Le conflit qui se déroule en Ukraine depuis le 24 février dernier commence déjà à entraîner certaines conséquences dans le monde… Vous cherchez peut-être à vous procurer de l’huile de tournesol, mais c’est un peu compliqué, et elle est très chère: près de 4€ le litre ! C’est « normal », 50% de la production mondiale est ukrainienne, et 30% est russe. Pour produire plus en France, il faudrait révolutionner les méthodes agricoles, mais également trouver des engrais efficaces et moins polluants que les engrais azotés de synthèse. Depuis de nombreuses années, un homme, Fabien Esculier, chercheur au Laboratoire Eau Environnement et Systèmes Urbains (Leesu), travaille sur les déchets organiques humains pour remplacer les engrais chimiques. Selon lui, l’urine humaine aurait toutes les qualités pour remplacer les engrais azotés ! Explications.
La thèse de Fabien Esculier
Pour pousser, « les plantes ont besoin de nutriments, de l’azote, du phosphore et du potassium« , explique le chercheur. A l’heure actuelle, les agriculteurs utilisent des engrais azotés de synthèse pour doper la croissance de leurs semences. Mais, ces engrais, lorsqu’ils sont utilisés à l’excès, provoquent une pollution environnementale. De plus, le conflit actuel fait flamber leurs prix. Ils deviennent si chers, qu’il va falloir trouver rapidement une alternative aussi efficace mais moins polluante que les engrais azotés. Pour le chercheur, l’urine humaine répond à tous les critères. En effet, lorsque nous nous alimentons, nous absorbons des nutriments qui sont rejetés par l’urine. Utiliser les excréments comme engrais n’est pas une nouveauté, le fumier en est un parfait exemple que l’on utilise depuis « la nuit des temps ». Pour les urines, il y a encore certaines barrières à dépasser.

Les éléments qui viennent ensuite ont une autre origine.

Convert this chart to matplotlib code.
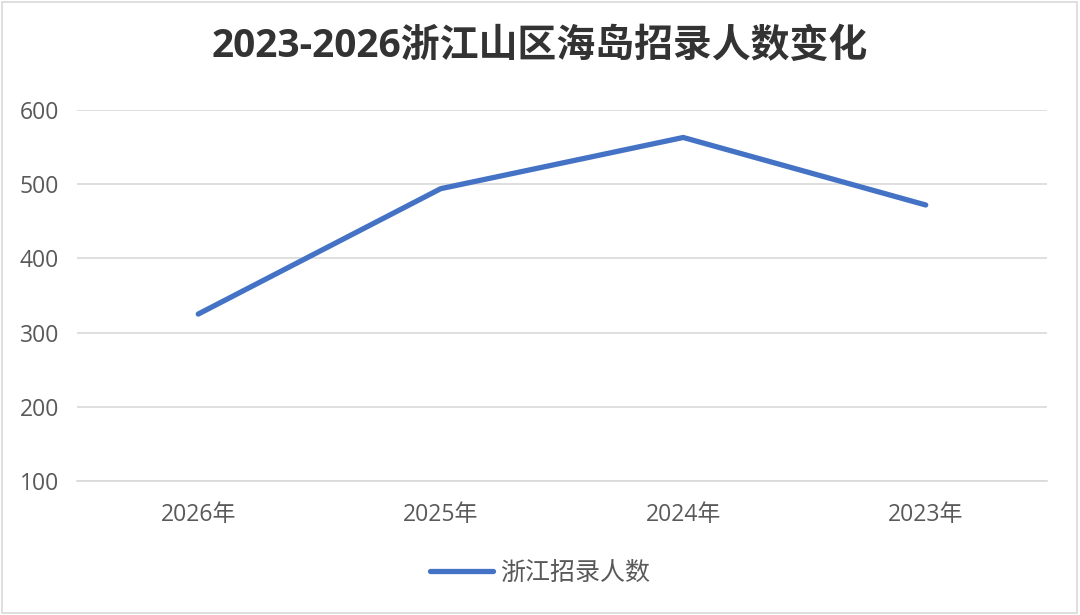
import matplotlib.pyplot as plt
from matplotlib.patches import Rectangle

plt.rcParams['font.family'] = ['Open Sans', 'Noto Sans CJK SC', 'DejaVu Sans']

years = ['2026年', '2025年', '2024年', '2023年']
counts = [325, 494, 563, 472]
series_name = '浙江招录人数'
title = '2023-2026浙江山区海岛招录人数变化'

fig = plt.figure(figsize=(10.8, 6.15), dpi=100)
ax = fig.add_axes([0.0713, 0.2179, 0.8981, 0.6032])

x = range(len(years))
ax.plot(x, counts, color='#4472C4', linewidth=3.8, solid_capstyle='round',
        solid_joinstyle='round', label=series_name)

ax.set_xlim(-0.5, len(years) - 0.5)
ax.set_ylim(100, 600)
ax.set_yticks([100, 200, 300, 400, 500, 600])
ax.set_xticks(list(x))
ax.set_xticklabels(years)

ax.grid(axis='y', color='#d9d9d9', linewidth=1.2)
ax.set_axisbelow(True)
for s in ['top', 'right', 'left']:
    ax.spines[s].set_visible(False)
ax.spines['bottom'].set_color('#d9d9d9')
ax.spines['bottom'].set_linewidth(1.2)
ax.tick_params(length=0, labelsize=16.5, colors='#595959')
ax.tick_params(axis='x', pad=16)
ax.tick_params(axis='y', pad=13)

fig.text(0.5, 0.925, title, ha='center', va='center', fontsize=28,
         fontweight='bold', color='#333333')

fig.legend(loc='center', bbox_to_anchor=(0.5, 0.068), frameon=False,
           fontsize=18, labelcolor='#595959', handlelength=2.5, handletextpad=0.3)

fig.patches.append(Rectangle((0.002, 0.004), 0.995, 0.993, transform=fig.transFigure,
                             fill=False, edgecolor='#d9d9d9', linewidth=1.2))

fig.savefig('out.png', dpi=100)
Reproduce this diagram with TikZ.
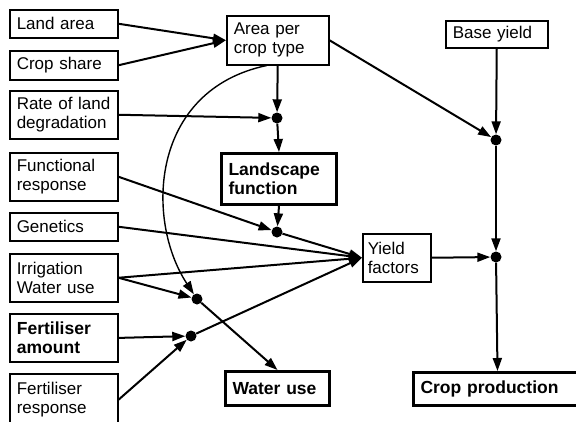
\documentclass[tikz,border=0pt]{standalone}
\usepackage{fontspec}
\setmainfont{Liberation Sans}
\usetikzlibrary{arrows.meta}
\begin{document}
\begin{tikzpicture}[x=1pt,y=-1pt,
  box/.style={draw, line width=1.5pt, inner xsep=7pt, inner ysep=0pt, align=left, anchor=north west, font=\fontsize{17}{19}\selectfont},
  bbox/.style={box, line width=3pt, font=\fontsize{17.5}{19}\selectfont\bfseries},
  dotn/.style={circle, fill, inner sep=0pt, minimum size=11pt},
  arr/.style={line width=2pt, -{Triangle[length=13pt,width=9pt]}}]
\useasboundingbox (0,0) rectangle (576,421);
% left column
\node[box, text width=94pt, minimum height=28pt] (land) at (9,9) {Land area};
\node[box, text width=94pt, minimum height=29pt] (cshare) at (9,50) {Crop share};
\node[box, text width=94pt, minimum height=48pt] (rate) at (9,90) {Rate of land\\degradation};
\node[box, text width=94pt, minimum height=48pt] (func) at (9,152) {Functional\\response};
\node[box, text width=94pt, minimum height=28pt] (gen) at (9,212) {Genetics};
\node[box, text width=94pt, minimum height=48pt] (irrig) at (9,253) {Irrigation\\Water use};
\node[box, text width=94pt, minimum height=48pt, line width=1.8pt, font=\fontsize{17.5}{19}\selectfont\bfseries] (fertam) at (9,313) {Fertiliser\\amount};
\node[box, text width=94pt, minimum height=52pt] (fertresp) at (9,373) {Fertiliser\\response};
% middle
\node[box, text width=88pt, minimum height=49pt] (area) at (226,15) {Area per\\crop type};
\node[bbox, text width=101pt, minimum height=51pt] (landscape) at (220,152) {Landscape\\function};
\node[bbox, text width=90pt, minimum height=34pt] (water) at (224,370) {Water use};
\node[box, inner xsep=5pt, text width=58pt, minimum height=48pt] (yield) at (362,233) {Yield\\factors};
% right
\node[box, text width=88pt, minimum height=27pt] (base) at (445,20) {Base yield};
\node[bbox, text width=154pt, minimum height=33pt] (crop) at (412,371) {Crop production};
% junction dots
\node[dotn] (dot1) at (277,118) {};
\node[dotn] (dot2) at (277,232) {};
\node[dotn] (dot3) at (197,299) {};
\node[dotn] (dot4) at (191,336) {};
\node[dotn] (dot5) at (496,140) {};
\node[dotn] (dot6) at (496,257) {};
% connectors
\draw[arr] (land.east) -- (area.west);
\draw[arr] (cshare.east) -- (area.west);
\draw[arr] (area.south) -- (dot1);
\draw[arr] (rate.east) -- (dot1);
\draw[arr] (dot1) -- (landscape.north);
\draw[arr] (landscape.south) -- (dot2);
\draw[arr] (func.east) -- (dot2);
\draw[arr] (dot2) -- (yield.west);
\draw[arr] (gen.east) -- (yield.west);
\draw[arr] (irrig.east) -- (yield.west);
\draw[arr] (irrig.east) -- (dot3);
\draw[arr, line width=1.4pt] ([xshift=-11pt]area.south) .. controls (150,90) and (145,220) .. (dot3);
\draw[arr] (dot3) -- (water.north);
\draw[arr] (fertam.east) -- (dot4);
\draw[arr] (fertresp.east) -- (dot4);
\draw[arr] (dot4) -- (yield.west);
\draw[arr] (area.east) -- (dot5);
\draw[arr] (base.south) -- (dot5);
\draw[arr] (dot5) -- (dot6);
\draw[arr] (yield.east) -- (dot6);
\draw[arr] (dot6) -- (crop.north);
\end{tikzpicture}
\end{document}
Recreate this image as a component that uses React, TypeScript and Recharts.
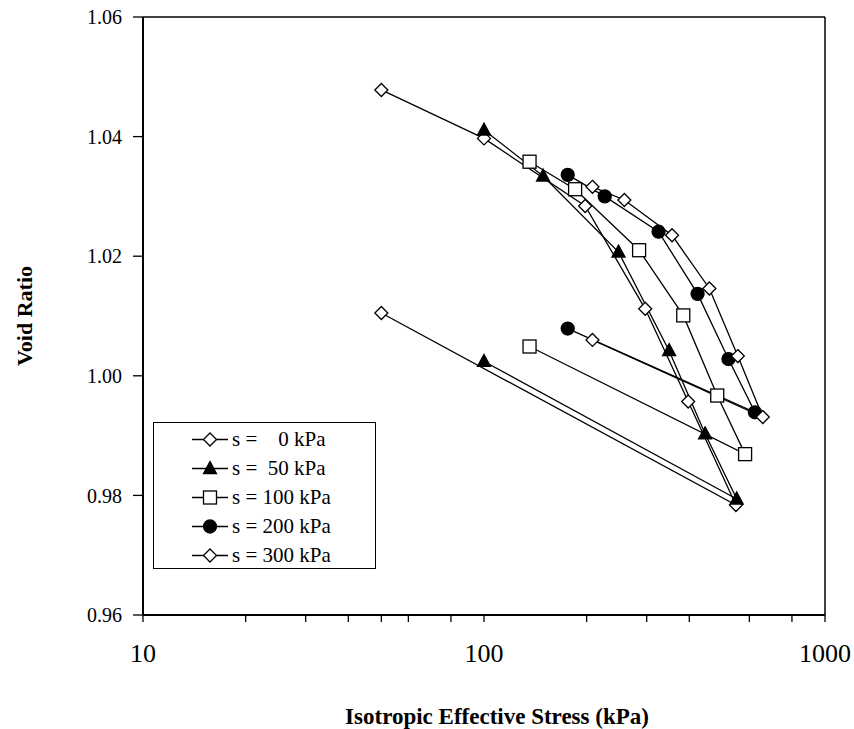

Dépasser les barrières psychologiques
Le constat du chercheur est donc sans appel : oui, l’urine humaine pourrait être un engrais parfait pour répondre à la problématique de l’explosion démographique, qui fera exploser les besoins en alimentation. Mais les clichés ont la dent dure, et pour engraisser les cultures à l’urine, il faut encore dépasser les barrières psychologiques. Et, également trouver une solution pour récolter les urines, et les séparer des matières solides, car en France, cette séparation des matières organiques n’en n’est qu’à ses balbutiements. Cela existe déjà en Suède depuis plus de vingt ans, en Suisse, ou encore en Allemagne. En France, quelques projets émergent comme le restaurant 211 à Paris, où le propriétaire Fabien Gandossi propose des toilettes sèches et la récupération des urines. Les clients sont un peu décontenancés, mais finalement les retours sont positifs, car cela ne change pas grand-chose à leurs habitudes !
Les Français sont-ils prêts à manger ces aliments ?
Selon Marine Legrand, anthropologue, il y a bien des verrous à faire sauter, pour que la perception des gens change. Et cela pourrait être possible, car nous prenons peu à peu conscience de la préciosité de l’eau, et de l’aberration d’utiliser de l’eau potable pour faire nos besoins. Toujours selon l’anthropologue, le taux d’acceptation est assez fort en Chine ou en France, mais très faible au Portugal par exemple. A Paris, dans un éco quartier de 600 logements, Paris & Métropole Aménagement installera des toilettes qui sépareront les urines des matières fécales. Les urines seront ensuite stockées puis envoyées vers une micro-usine. L’ammonium des urines sera ensuite transformé en nitrate, puis les bactéries seront éliminées et le résiduel purifié. De cette purification naîtra un engrais qui sera utilisé dans les jardineries ou par des particuliers. L’urine n’est pas un vecteur de maladies, et ne nécessite pas de lourds traitements pour la purifier. L’utilisation de l’urine comme engrais est encore très intimiste, mais avec ce conflit qui perdure et les contraintes économiques qui vont en découler, cela pourrait très vite changer.